Rod used a pair of off-the-rack Benei Montefeltro 20-gauge semi-autos with standard stocks and five-shot magazines, with Improved Cylinder barrels, ported. “You can reach out a lot farther with that than you think,” he said.

“I never had a bit of trouble with either gun. I didn’t clean them over lunch. I didn’t even have to use the oil bottle in my vest. I had only one loader, and I was wearing ear plugs and gloves-baseball batter’s gloves, actually-plus a hat and shooting glasses.”

On big shoots in the UK or Europe cartridges are free but the birds cost a fortune. Argentina doves are free but the ammo costly. The loaders keep close tabs on what their Guns expend and what they hit.
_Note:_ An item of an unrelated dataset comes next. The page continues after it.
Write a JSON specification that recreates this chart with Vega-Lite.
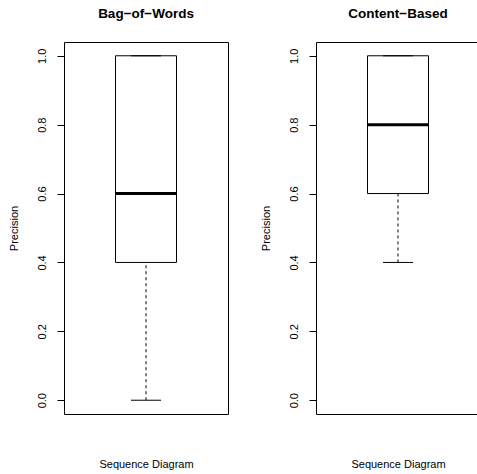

Rod fired 6,350 rounds that day-about 1.27 per dove-and on average decked a bird every seven seconds for 10 hours. You can figure out his shell bill yourself.

Stamina and skill aside, he’s the first to admit he was lucky. “First, you’ve got to have birds,” Rod said. “I’ve shot Argentina a dozen times, but when it comes to birds, nothing comes close to what they have at Los Chaflares. Then you’ve got to able to hit them and to be consistent. If your shooting goes off for an hour, you’re done. Then the weather’s got to be right, the guns and ammunition have to hold up, and you’ve got to hold up physically. Everything has to come together. Otherwise you just couldn’t do it.

“Dehydration was the problem for me, not recoil. I was fine till I stopped shooting. Walking back to the vehicle, I began to cramp up. I drank two Cokes, which was the worst thing I could do-I should have been drinking water. First I was walking stiffly, then I couldn’t even sit down. I had to stand in the truck going back to the lodge, my calves and legs were cramping so badly.

“I’ll go back, but not for more records.”